June and Kopi is an Indonesian comedy movie directed by Noviandra Santosa and starring Acha Septriasa, Ryan Delon and Makayla Rose Hilli.
How many animal-based movies have we all watched throughout the years? “Too many” doesn’t cover the number. However, are we gonna watch more of these even if they’re all the same? You betcha. June and Kopi is one of those typical animal films that’s heartwarming and has a sad ending and I don’t honestly know what to feel about it.
June and Kopi follows two dogs, June and Kopi. June, who is a street dog, is adopted by Aya after she finds him being chased by kids. Kopi, on the other hand, is Aya and Ale’s pet dog. June must now adjust to his new life with the three and make space in his life for Aya and Ale’s daughter Karin.
June and Kopi have varied attitudes. While June is wild and energetic, Kopi is calmer and more composed and lounges around the house all the time. There’s also Ale, Aya’s husband, who instantly dislikes June from the moment he sees him. Let’s agree that we don’t like Ale because who treats dogs like that.
Anyway, June is, obviously, a good boy and gets over his fear of children and instantly bonds with their newborn daughter Karin. Their bond is cute and beautiful and it’s a treat to watch. Karin is also absolutely cute as a button and the two dogs and she are the only reason you should watch June and Kopi.
June’s transformation from a wild street dog to a gentle and loving homebody and his bond with Kopi is what this movie will give you. The twist at the end where June has to save Karin is nothing we haven’t seen before in other movies, but that doesn’t make it any less sad. If, like me, you love animals then hey, you’re gonna cry ugly tears.

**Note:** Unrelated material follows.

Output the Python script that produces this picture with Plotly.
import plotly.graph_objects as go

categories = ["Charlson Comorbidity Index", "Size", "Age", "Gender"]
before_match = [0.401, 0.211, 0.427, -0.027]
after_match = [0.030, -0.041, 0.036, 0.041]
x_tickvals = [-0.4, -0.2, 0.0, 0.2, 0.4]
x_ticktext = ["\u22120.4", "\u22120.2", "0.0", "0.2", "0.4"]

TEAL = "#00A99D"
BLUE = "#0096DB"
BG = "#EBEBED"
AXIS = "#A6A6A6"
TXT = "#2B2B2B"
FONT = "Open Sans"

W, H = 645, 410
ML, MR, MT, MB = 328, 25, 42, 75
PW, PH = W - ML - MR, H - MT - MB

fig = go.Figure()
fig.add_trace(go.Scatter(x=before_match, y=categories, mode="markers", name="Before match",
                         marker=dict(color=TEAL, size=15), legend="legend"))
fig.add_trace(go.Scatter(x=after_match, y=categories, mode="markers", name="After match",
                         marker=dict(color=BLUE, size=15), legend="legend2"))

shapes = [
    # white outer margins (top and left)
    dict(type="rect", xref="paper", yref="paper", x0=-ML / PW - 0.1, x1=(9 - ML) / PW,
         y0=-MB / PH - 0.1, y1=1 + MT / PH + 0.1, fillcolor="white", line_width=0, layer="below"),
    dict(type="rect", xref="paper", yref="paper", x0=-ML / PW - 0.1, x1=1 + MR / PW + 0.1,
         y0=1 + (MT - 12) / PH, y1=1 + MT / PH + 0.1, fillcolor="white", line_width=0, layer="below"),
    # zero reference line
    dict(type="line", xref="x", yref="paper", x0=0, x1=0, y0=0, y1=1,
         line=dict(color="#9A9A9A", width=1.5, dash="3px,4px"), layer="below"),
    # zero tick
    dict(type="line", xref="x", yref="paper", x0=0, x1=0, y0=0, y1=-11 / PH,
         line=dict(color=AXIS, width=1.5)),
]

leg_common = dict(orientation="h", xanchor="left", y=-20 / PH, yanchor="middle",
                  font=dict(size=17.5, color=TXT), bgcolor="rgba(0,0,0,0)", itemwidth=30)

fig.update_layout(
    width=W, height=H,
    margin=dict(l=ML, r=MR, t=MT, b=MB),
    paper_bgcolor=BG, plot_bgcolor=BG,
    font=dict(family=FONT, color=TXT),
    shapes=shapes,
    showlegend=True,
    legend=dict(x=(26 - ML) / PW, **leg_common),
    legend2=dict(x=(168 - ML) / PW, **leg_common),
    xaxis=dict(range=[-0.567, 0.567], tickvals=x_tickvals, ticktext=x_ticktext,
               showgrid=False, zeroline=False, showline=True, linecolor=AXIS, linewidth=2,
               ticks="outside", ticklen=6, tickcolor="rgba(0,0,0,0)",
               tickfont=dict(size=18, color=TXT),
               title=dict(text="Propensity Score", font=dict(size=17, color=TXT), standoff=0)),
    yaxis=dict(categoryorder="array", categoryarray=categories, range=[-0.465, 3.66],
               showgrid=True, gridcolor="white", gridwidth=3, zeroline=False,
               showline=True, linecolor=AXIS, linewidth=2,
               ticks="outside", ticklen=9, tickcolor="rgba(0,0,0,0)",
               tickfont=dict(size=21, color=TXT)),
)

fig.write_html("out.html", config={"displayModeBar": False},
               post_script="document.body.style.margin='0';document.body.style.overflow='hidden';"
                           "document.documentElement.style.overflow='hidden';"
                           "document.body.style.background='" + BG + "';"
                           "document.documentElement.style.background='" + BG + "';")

The performances in June and Kopi are fine. It’s nothing out of this world and Tj Ruth as Tante Ika, the comedic relief, is unnecessary and loud. But then again, this movie isn’t about the human performances. I think you’ll be quite satisfied with how cute June and Kopi are. Their mannerisms convey their emotions to a T and are the main attraction of this movie.
However, can we just all agree to not kill off the animals in movies to gain sympathy? It’s not cute and it’s absolutely devastating and heartbreaking. It’s an emotion that is not required and only gives you sadness. You don’t need to kill off the protagonist to get brownie points; honestly, you get no brownie points for killing the dog.
Summing up: June and Kopi
June and Kopi isn’t about human beings. It’s 90 minutes runtime is simply dedicated to the two dogs who are a treat and a delight to watch. The story is fine but isn’t something we haven’t seen before. But honestly, I was too enamoured by the dogs to pay attention – and that’s a win in my book.
June and Kopi is streaming on Netflix.